First, as is the case with many things in life, with finance you can have too much of a good thing. That is, at low levels, a larger financial system goes hand in
hand with higher productivity growth. But there comes a point – one that many advanced economies passed long ago – where more banking and more credit are associated with lower growth.

Our second result comes from looking at the impact of growth in the financial system – measured as growth in either employment or value added – on real productivity growth. Here we find evidence that is unambiguous: faster growth in finance is bad for aggregate real growth.

The report notes that in theory “a more developed financial system is supposed to reduce transaction costs, raising investment directly, as well as improving the distribution of capital and risk across the economy.” But everyone has long since learned in the five sorry years since the financial elite from AIG to Bank of America to Countrywide ripped us off (in a striking analogy to the war profiteer scam simultaneously being played by the likes of Halliburton and Blackwater) that the U.S. financial system has not “developed” in that direction over the last several decades. Rather, it has “developed” toward multiplying transaction costs, replacing investment with gambling, evading distribution of capital, and focusing risk away from the elite. Officials of Countrywide and their competitors throughout the mortgage and banking system enriched themselves precisely by raising transaction costs – sell junk mortgages and transfer them elsewhere ASAP while charging a few dollars more for each mortgage’s transaction fees, which they pocketed: the higher the fees, the lower the responsibility.
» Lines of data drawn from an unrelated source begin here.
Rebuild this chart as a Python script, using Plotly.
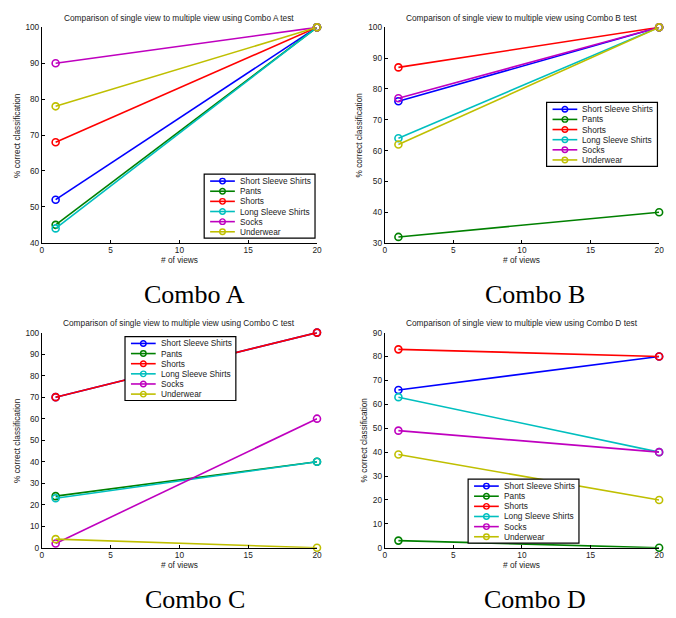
import plotly.graph_objects as go

# ---------------- data ----------------
views = [1, 20]
series_names = ["Short Sleeve Shirts", "Pants", "Shorts", "Long Sleeve Shirts", "Socks", "Underwear"]
series_colors = ["#0000ff", "#008000", "#ff0000", "#00bfbf", "#bf00bf", "#bfbf00"]

combo_a_single = [52, 45, 68, 44, 90, 78]
combo_a_multi = [100, 100, 100, 100, 100, 100]

combo_b_single = [76, 32, 87, 64, 77, 62]
combo_b_multi = [100, 40, 100, 100, 100, 100]

combo_c_single = [70, 24, 70, 23, 2, 4]
combo_c_multi = [100, 40, 100, 40, 60, 0]

combo_d_single = [66, 3, 83, 63, 49, 39]
combo_d_multi = [80, 0, 80, 40, 40, 20]

combo_labels = ["A", "B", "C", "D"]
x_ticks = [0, 5, 10, 15, 20]

# ---------------- layout helpers ----------------
W, H = 676, 618
def px(x):
    return x / W
def py(y):
    return 1 - y / H

FONT = "Liberation Sans, Arial, sans-serif"
SERIF = "Liberation Serif, Times New Roman, serif"
small = 8.3

panels = [
    dict(single=combo_a_single, multi=combo_a_multi, x0=40.3, x1=318.3, yt=22.7, yb=241.7,
         yr=[40, 100], leg=(204.3, 172.0), ylab=15, cap=(195, 294)),
    dict(single=combo_b_single, multi=combo_b_multi, x0=386.7, x1=664.0, yt=22.7, yb=242.0,
         yr=[30, 100], leg=(550.3, 99.0), ylab=361, cap=(539, 294)),
    dict(single=combo_c_single, multi=combo_c_multi, x0=40.3, x1=318.3, yt=333.0, yb=551.7,
         yr=[0, 100], leg=(124.3, 337.0), ylab=15, cap=(195, 604)),
    dict(single=combo_d_single, multi=combo_d_multi, x0=386.7, x1=664.0, yt=333.0, yb=551.7,
         yr=[0, 90], leg=(471.0, 482.0), ylab=366, cap=(539, 604)),
]

fig = go.Figure()
shapes = []
annotations = []

for i, p in enumerate(panels):
    n = "" if i == 0 else str(i + 1)
    xa, ya = "x" + n, "y" + n
    for k, name in enumerate(series_names):
        fig.add_trace(go.Scatter(
            x=views, y=[p["single"][k], p["multi"][k]],
            mode="lines+markers", name=name, showlegend=False,
            line=dict(color=series_colors[k], width=1.6),
            marker=dict(symbol="circle-open", size=7, color=series_colors[k],
                        line=dict(width=1.6, color=series_colors[k])),
            cliponaxis=False, xaxis=xa, yaxis=ya,
        ))
    axis_common = dict(showline=True, linecolor="black", linewidth=1, ticks="inside",
                       ticklen=3, tickcolor="black", showgrid=False, zeroline=False,
                       tickfont=dict(family=FONT, size=small, color="#222"))
    fig.layout["xaxis" + n] = dict(axis_common, domain=[px(p["x0"]), px(p["x1"])],
                                   range=[0, 20], tickvals=x_ticks, anchor=ya,
                                   ticklabelstandoff=-1)
    yt = list(range(p["yr"][0], p["yr"][1] + 1, 10))
    fig.layout["yaxis" + n] = dict(axis_common, domain=[py(p["yb"]), py(p["yt"])],
                                   range=p["yr"], tickvals=yt, anchor=xa)

    cx = (p["x0"] + p["x1"]) / 2
    annotations.append(dict(x=px(cx), y=py(p["yt"] - 9.5), xref="paper", yref="paper",
                            text=f"Comparison of single view to multiple view using Combo {combo_labels[i]} test",
                            showarrow=False, xanchor="center", yanchor="middle",
                            font=dict(family=FONT, size=small, color="#222")))
    annotations.append(dict(x=px(cx), y=py(p["yb"] + 17.5), xref="paper", yref="paper",
                            text="# of views", showarrow=False, xanchor="center", yanchor="middle",
                            font=dict(family=FONT, size=small, color="#222")))
    annotations.append(dict(x=px(p["ylab"]), y=py((p["yt"] + p["yb"]) / 2), xref="paper", yref="paper",
                            text="% correct classification", showarrow=False, textangle=-90,
                            xanchor="center", yanchor="middle",
                            font=dict(family=FONT, size=small, color="#222")))
    annotations.append(dict(x=px(p["cap"][0]), y=py(p["cap"][1]), xref="paper", yref="paper",
                            text=f"Combo {combo_labels[i]}", showarrow=False,
                            xanchor="center", yanchor="middle",
                            font=dict(family=SERIF, size=26, color="black")))

    # legend box (drawn as layout decoration)
    lx, ly = p["leg"]
    lw, lh = 112, 65
    shapes.append(dict(type="rect", xref="paper", yref="paper",
                       x0=px(lx), x1=px(lx + lw), y0=py(ly + lh), y1=py(ly),
                       fillcolor="white", line=dict(color="black", width=1.2), layer="above"))
    for k, name in enumerate(series_names):
        yc = ly + 7 + k * 10.3
        shapes.append(dict(type="line", xref="paper", yref="paper",
                           x0=px(lx + 6), x1=px(lx + 31), y0=py(yc), y1=py(yc),
                           line=dict(color=series_colors[k], width=1.6), layer="above"))
        r = 2.8
        shapes.append(dict(type="circle", xref="paper", yref="paper",
                           x0=px(lx + 18.5 - r), x1=px(lx + 18.5 + r),
                           y0=py(yc + r), y1=py(yc - r),
                           line=dict(color=series_colors[k], width=1.4),
                           fillcolor="rgba(0,0,0,0)", layer="above"))
        annotations.append(dict(x=px(lx + 34), y=py(yc), xref="paper", yref="paper",
                                text=name, showarrow=False, xanchor="left", yanchor="middle",
                                font=dict(family=FONT, size=small, color="#222")))

fig.update_layout(
    width=W, height=H, margin=dict(l=0, r=0, t=0, b=0),
    paper_bgcolor="white", plot_bgcolor="white",
    showlegend=False, shapes=shapes, annotations=annotations,
)

fig.write_html("out.html", config={"displayModeBar": False},
               post_script="document.body.style.margin='0';document.body.style.overflow='hidden';")
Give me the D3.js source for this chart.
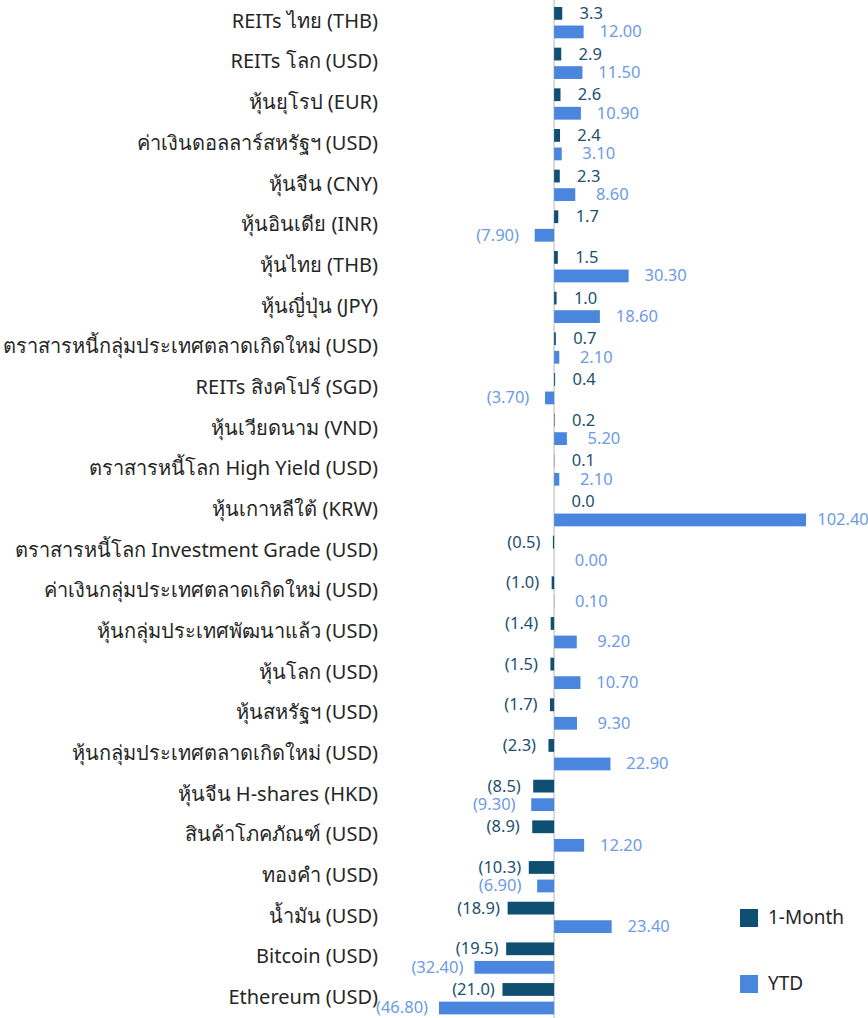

The objective of finance was shifted from supporting corporate investment in the means of production (enrichment of the business sector for the benefit of the whole society) to supporting financial manipulation by the financial sector (enrichment of the financial sector for the exclusive benefit of that financial sector). Meanwhile, capital was not distributed to productive businesses but concentrated in the hands of CEOs where it was squandered on idiotically lavish lifestyles. And the whole scam was run with the exchange of a smirk and a wink between corrupt finance CEOs and corrupt politicians, an unstated but clearly understood deal by which the politicians would use taxpayer funds to cover all risk incurred by the CEOs.

All of this sorry story could easily be used as evidence that the U.S. capitalist system needs to be replaced, but in fact this scam does not represent the U.S. capitalist system. The U.S. capitalist system is a compromise between the piracy of the super-rich, whose appetites otherwise give both them and everyone else financial artereoschlerosis, and pure socialism, which risks both inefficiency and abuse by micro-managing bureaucrats. The scams of the S&L crisis and the 2008 recession represent the failure of a system under attack from the inside, by the very people who profited the most: the kings of capitalism.

Former financial regulator William Black:
...our agency, in the savings and loan crisis, made over 10,000 criminal referrals to the FBI. That same agency, in this crisis, made zero criminal referrals. If you don’t get people pointing the way and pointing to the top of the organization, you don’t get effective prosecutions. So, in the peak of the savings and loan crisis, we had a thousand FBI agents. This crisis has losses 70 times larger than the savings and loan crisis. And the savings and loan crisis, when it happened, was considered the largest financial scandal in U.S. history. So we’re now 70 times worse. And as recently as 2007, we had 120 FBI agents—one-eighth as many FBI agents for a crisis 70 times larger. And they looked not at the big folks, but almost exclusively at the little folks. [William Black on Dangerous Intersection.]

It is true that the scam has been run before, but the last time it was run at anything like the 2008 scale with anything like this level of political cover-up was 1929…and then a reformer took office and put a stop to it. When the S&L industry tried to repeat the scam in the 1980s, a major FBI initiative “resulted in over 1,000 felony convictions” [William Black interview on Financial Sense]. In both 1929 and the 1980's, the scam was seen in Washington as breaking the rules, as an attack on the system, as an attack on America. But the U.S. today is neither the land of FDR nor the land of Reagan: it has become the battlefield of a class war by the super-rich to overthrow what may be called our "social-capitalist" democratic system. Today, the misbehavior of the super-rich and their political and regulatory allies are assiduously ignored. Stuff happens (but not to those too big to have stuff happen to them); no one is guilty; things come out of the blue. And thus ironically it is the captains of capital who have emerged the true enemies of capitalism and, far more importantly, of democracy.

Capitalism is not a goal but a tool, and a powerful tool it is. Wielded with skill, it is the sharpest economic sword ever invented, but the capitalist sword has two edges and can kill a fool who wields it as easily as enriching the society wise enough to control it. And the key to exercising that social control over the sharp economic sword of capitalism is transparent democratic regulation.

Stellar examples of this transparent democratic regulatory process have emerged over the last decade (e.g., efforts by Brooksley Born at the Commodity Futures Trading Commission in the 1990s to regulate derivatives, reform efforts by Sheila Bair at FDIC, and the 2010 Congressional Oversight Panel investigation under Elizabeth Warren). Unfortunately for the future prospects of both U.S. economic stability and the health of U.S. democracy, such reform efforts have been steamrolled by the momentum of the insider attack on the system. Now, the insider's insider--the Bank of International Settlements--is joining the reformers, saying, “Hold on a minute! You are killing the goose that lays the golden eggs!” We’ll see if anyone in Washington hears their protest.